-------- Information shown

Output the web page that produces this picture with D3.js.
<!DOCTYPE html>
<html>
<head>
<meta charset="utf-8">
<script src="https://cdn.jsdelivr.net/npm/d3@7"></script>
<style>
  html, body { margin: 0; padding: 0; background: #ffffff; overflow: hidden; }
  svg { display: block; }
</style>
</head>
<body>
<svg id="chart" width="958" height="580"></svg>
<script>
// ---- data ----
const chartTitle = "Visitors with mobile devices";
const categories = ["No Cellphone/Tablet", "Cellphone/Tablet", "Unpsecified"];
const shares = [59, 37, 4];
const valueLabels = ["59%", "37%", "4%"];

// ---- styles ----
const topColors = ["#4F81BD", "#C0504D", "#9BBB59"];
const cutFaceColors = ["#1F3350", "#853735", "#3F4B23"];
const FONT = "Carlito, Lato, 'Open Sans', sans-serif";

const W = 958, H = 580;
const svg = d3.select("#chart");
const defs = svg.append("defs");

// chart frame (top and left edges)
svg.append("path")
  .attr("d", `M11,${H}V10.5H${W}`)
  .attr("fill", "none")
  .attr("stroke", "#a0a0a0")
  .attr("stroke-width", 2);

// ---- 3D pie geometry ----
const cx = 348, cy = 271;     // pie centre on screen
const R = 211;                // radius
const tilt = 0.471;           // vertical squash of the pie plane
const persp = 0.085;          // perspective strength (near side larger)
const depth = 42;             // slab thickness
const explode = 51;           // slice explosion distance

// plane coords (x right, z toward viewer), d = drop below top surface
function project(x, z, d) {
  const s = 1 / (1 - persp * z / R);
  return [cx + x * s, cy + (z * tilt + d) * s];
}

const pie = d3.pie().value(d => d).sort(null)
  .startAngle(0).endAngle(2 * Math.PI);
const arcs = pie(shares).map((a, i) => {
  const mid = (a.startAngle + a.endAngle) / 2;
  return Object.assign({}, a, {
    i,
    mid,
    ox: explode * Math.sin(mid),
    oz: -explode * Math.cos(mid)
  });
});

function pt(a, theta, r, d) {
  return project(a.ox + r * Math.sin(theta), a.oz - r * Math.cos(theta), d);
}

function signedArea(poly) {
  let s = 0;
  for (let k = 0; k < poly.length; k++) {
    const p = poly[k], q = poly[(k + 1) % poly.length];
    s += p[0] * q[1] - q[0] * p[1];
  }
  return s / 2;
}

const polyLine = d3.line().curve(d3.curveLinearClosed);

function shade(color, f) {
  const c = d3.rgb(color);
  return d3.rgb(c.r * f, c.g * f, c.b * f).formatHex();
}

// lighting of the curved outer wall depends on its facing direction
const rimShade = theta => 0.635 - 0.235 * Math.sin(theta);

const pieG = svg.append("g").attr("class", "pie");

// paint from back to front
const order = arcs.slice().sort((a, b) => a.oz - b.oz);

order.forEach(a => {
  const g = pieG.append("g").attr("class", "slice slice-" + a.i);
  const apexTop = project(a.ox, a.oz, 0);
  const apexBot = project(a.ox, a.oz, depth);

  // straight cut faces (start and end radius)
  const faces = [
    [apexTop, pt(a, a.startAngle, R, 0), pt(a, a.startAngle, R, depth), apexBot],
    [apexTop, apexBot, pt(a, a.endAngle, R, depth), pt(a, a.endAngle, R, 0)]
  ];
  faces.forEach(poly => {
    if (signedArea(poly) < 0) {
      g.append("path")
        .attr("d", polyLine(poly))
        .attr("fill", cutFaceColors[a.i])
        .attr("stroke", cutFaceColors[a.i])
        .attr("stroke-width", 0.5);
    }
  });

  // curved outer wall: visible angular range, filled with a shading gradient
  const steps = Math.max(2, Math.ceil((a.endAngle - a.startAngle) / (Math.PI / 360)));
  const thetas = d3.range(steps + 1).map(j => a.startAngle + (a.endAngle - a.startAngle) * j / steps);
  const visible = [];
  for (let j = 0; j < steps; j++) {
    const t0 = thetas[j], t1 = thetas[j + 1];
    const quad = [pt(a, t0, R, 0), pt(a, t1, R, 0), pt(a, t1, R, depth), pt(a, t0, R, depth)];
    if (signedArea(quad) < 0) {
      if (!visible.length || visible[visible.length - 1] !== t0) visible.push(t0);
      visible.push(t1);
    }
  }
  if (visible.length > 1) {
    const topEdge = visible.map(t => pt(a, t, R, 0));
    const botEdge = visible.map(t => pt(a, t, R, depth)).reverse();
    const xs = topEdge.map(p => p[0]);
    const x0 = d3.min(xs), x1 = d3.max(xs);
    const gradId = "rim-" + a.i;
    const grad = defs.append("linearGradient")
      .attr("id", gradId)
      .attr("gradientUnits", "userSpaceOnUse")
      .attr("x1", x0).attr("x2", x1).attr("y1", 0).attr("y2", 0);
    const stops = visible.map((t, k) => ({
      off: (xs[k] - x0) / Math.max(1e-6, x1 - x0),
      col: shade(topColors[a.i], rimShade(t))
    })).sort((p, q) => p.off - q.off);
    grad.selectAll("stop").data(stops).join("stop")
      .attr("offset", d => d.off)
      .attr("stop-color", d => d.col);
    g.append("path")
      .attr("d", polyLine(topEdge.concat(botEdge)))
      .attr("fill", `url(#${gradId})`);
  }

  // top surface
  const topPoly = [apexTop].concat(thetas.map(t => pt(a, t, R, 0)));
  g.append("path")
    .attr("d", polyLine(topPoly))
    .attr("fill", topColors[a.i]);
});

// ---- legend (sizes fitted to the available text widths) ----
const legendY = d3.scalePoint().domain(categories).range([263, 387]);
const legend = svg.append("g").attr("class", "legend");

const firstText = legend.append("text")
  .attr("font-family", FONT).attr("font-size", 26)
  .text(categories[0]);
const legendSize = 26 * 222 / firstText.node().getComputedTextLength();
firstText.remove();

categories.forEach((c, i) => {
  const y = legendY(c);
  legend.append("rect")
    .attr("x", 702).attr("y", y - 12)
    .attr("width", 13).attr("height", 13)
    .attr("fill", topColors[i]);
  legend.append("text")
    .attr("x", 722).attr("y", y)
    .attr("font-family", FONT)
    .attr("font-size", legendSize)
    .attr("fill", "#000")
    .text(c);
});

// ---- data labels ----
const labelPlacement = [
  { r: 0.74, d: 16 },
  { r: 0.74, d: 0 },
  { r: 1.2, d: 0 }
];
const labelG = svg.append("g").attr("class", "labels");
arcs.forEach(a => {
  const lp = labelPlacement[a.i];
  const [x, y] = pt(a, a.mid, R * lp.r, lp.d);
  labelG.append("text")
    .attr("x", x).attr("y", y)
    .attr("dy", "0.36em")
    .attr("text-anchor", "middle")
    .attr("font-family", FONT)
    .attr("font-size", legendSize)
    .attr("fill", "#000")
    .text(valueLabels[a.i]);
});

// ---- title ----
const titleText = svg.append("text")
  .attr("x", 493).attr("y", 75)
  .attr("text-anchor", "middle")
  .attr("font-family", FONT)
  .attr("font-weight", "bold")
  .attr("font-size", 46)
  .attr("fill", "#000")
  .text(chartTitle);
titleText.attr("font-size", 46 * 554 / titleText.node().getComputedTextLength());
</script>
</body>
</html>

----------------

The exercise:
Print the listing above in full, exactly as it is.

Response to the exercise:
Output the web page that produces this picture with D3.js.
<!DOCTYPE html>
<html>
<head>
<meta charset="utf-8">
<script src="https://cdn.jsdelivr.net/npm/d3@7"></script>
<style>
  html, body { margin: 0; padding: 0; background: #ffffff; overflow: hidden; }
  svg { display: block; }
</style>
</head>
<body>
<svg id="chart" width="958" height="580"></svg>
<script>
// ---- data ----
const chartTitle = "Visitors with mobile devices";
const categories = ["No Cellphone/Tablet", "Cellphone/Tablet", "Unpsecified"];
const shares = [59, 37, 4];
const valueLabels = ["59%", "37%", "4%"];

// ---- styles ----
const topColors = ["#4F81BD", "#C0504D", "#9BBB59"];
const cutFaceColors = ["#1F3350", "#853735", "#3F4B23"];
const FONT = "Carlito, Lato, 'Open Sans', sans-serif";

const W = 958, H = 580;
const svg = d3.select("#chart");
const defs = svg.append("defs");

// chart frame (top and left edges)
svg.append("path")
  .attr("d", `M11,${H}V10.5H${W}`)
  .attr("fill", "none")
  .attr("stroke", "#a0a0a0")
  .attr("stroke-width", 2);

// ---- 3D pie geometry ----
const cx = 348, cy = 271;     // pie centre on screen
const R = 211;                // radius
const tilt = 0.471;           // vertical squash of the pie plane
const persp = 0.085;          // perspective strength (near side larger)
const depth = 42;             // slab thickness
const explode = 51;           // slice explosion distance

// plane coords (x right, z toward viewer), d = drop below top surface
function project(x, z, d) {
  const s = 1 / (1 - persp * z / R);
  return [cx + x * s, cy + (z * tilt + d) * s];
}

const pie = d3.pie().value(d => d).sort(null)
  .startAngle(0).endAngle(2 * Math.PI);
const arcs = pie(shares).map((a, i) => {
  const mid = (a.startAngle + a.endAngle) / 2;
  return Object.assign({}, a, {
    i,
    mid,
    ox: explode * Math.sin(mid),
    oz: -explode * Math.cos(mid)
  });
});

function pt(a, theta, r, d) {
  return project(a.ox + r * Math.sin(theta), a.oz - r * Math.cos(theta), d);
}

function signedArea(poly) {
  let s = 0;
  for (let k = 0; k < poly.length; k++) {
    const p = poly[k], q = poly[(k + 1) % poly.length];
    s += p[0] * q[1] - q[0] * p[1];
  }
  return s / 2;
}

const polyLine = d3.line().curve(d3.curveLinearClosed);

function shade(color, f) {
  const c = d3.rgb(color);
  return d3.rgb(c.r * f, c.g * f, c.b * f).formatHex();
}

// lighting of the curved outer wall depends on its facing direction
const rimShade = theta => 0.635 - 0.235 * Math.sin(theta);

const pieG = svg.append("g").attr("class", "pie");

// paint from back to front
const order = arcs.slice().sort((a, b) => a.oz - b.oz);

order.forEach(a => {
  const g = pieG.append("g").attr("class", "slice slice-" + a.i);
  const apexTop = project(a.ox, a.oz, 0);
  const apexBot = project(a.ox, a.oz, depth);

  // straight cut faces (start and end radius)
  const faces = [
    [apexTop, pt(a, a.startAngle, R, 0), pt(a, a.startAngle, R, depth), apexBot],
    [apexTop, apexBot, pt(a, a.endAngle, R, depth), pt(a, a.endAngle, R, 0)]
  ];
  faces.forEach(poly => {
    if (signedArea(poly) < 0) {
      g.append("path")
        .attr("d", polyLine(poly))
        .attr("fill", cutFaceColors[a.i])
        .attr("stroke", cutFaceColors[a.i])
        .attr("stroke-width", 0.5);
    }
  });

  // curved outer wall: visible angular range, filled with a shading gradient
  const steps = Math.max(2, Math.ceil((a.endAngle - a.startAngle) / (Math.PI / 360)));
  const thetas = d3.range(steps + 1).map(j => a.startAngle + (a.endAngle - a.startAngle) * j / steps);
  const visible = [];
  for (let j = 0; j < steps; j++) {
    const t0 = thetas[j], t1 = thetas[j + 1];
    const quad = [pt(a, t0, R, 0), pt(a, t1, R, 0), pt(a, t1, R, depth), pt(a, t0, R, depth)];
    if (signedArea(quad) < 0) {
      if (!visible.length || visible[visible.length - 1] !== t0) visible.push(t0);
      visible.push(t1);
    }
  }
  if (visible.length > 1) {
    const topEdge = visible.map(t => pt(a, t, R, 0));
    const botEdge = visible.map(t => pt(a, t, R, depth)).reverse();
    const xs = topEdge.map(p => p[0]);
    const x0 = d3.min(xs), x1 = d3.max(xs);
    const gradId = "rim-" + a.i;
    const grad = defs.append("linearGradient")
      .attr("id", gradId)
      .attr("gradientUnits", "userSpaceOnUse")
      .attr("x1", x0).attr("x2", x1).attr("y1", 0).attr("y2", 0);
    const stops = visible.map((t, k) => ({
      off: (xs[k] - x0) / Math.max(1e-6, x1 - x0),
      col: shade(topColors[a.i], rimShade(t))
    })).sort((p, q) => p.off - q.off);
    grad.selectAll("stop").data(stops).join("stop")
      .attr("offset", d => d.off)
      .attr("stop-color", d => d.col);
    g.append("path")
      .attr("d", polyLine(topEdge.concat(botEdge)))
      .attr("fill", `url(#${gradId})`);
  }

  // top surface
  const topPoly = [apexTop].concat(thetas.map(t => pt(a, t, R, 0)));
  g.append("path")
    .attr("d", polyLine(topPoly))
    .attr("fill", topColors[a.i]);
});

// ---- legend (sizes fitted to the available text widths) ----
const legendY = d3.scalePoint().domain(categories).range([263, 387]);
const legend = svg.append("g").attr("class", "legend");

const firstText = legend.append("text")
  .attr("font-family", FONT).attr("font-size", 26)
  .text(categories[0]);
const legendSize = 26 * 222 / firstText.node().getComputedTextLength();
firstText.remove();

categories.forEach((c, i) => {
  const y = legendY(c);
  legend.append("rect")
    .attr("x", 702).attr("y", y - 12)
    .attr("width", 13).attr("height", 13)
    .attr("fill", topColors[i]);
  legend.append("text")
    .attr("x", 722).attr("y", y)
    .attr("font-family", FONT)
    .attr("font-size", legendSize)
    .attr("fill", "#000")
    .text(c);
});

// ---- data labels ----
const labelPlacement = [
  { r: 0.74, d: 16 },
  { r: 0.74, d: 0 },
  { r: 1.2, d: 0 }
];
const labelG = svg.append("g").attr("class", "labels");
arcs.forEach(a => {
  const lp = labelPlacement[a.i];
  const [x, y] = pt(a, a.mid, R * lp.r, lp.d);
  labelG.append("text")
    .attr("x", x).attr("y", y)
    .attr("dy", "0.36em")
    .attr("text-anchor", "middle")
    .attr("font-family", FONT)
    .attr("font-size", legendSize)
    .attr("fill", "#000")
    .text(valueLabels[a.i]);
});

// ---- title ----
const titleText = svg.append("text")
  .attr("x", 493).attr("y", 75)
  .attr("text-anchor", "middle")
  .attr("font-family", FONT)
  .attr("font-weight", "bold")
  .attr("font-size", 46)
  .attr("fill", "#000")
  .text(chartTitle);
titleText.attr("font-size", 46 * 554 / titleText.node().getComputedTextLength());
</script>
</body>
</html>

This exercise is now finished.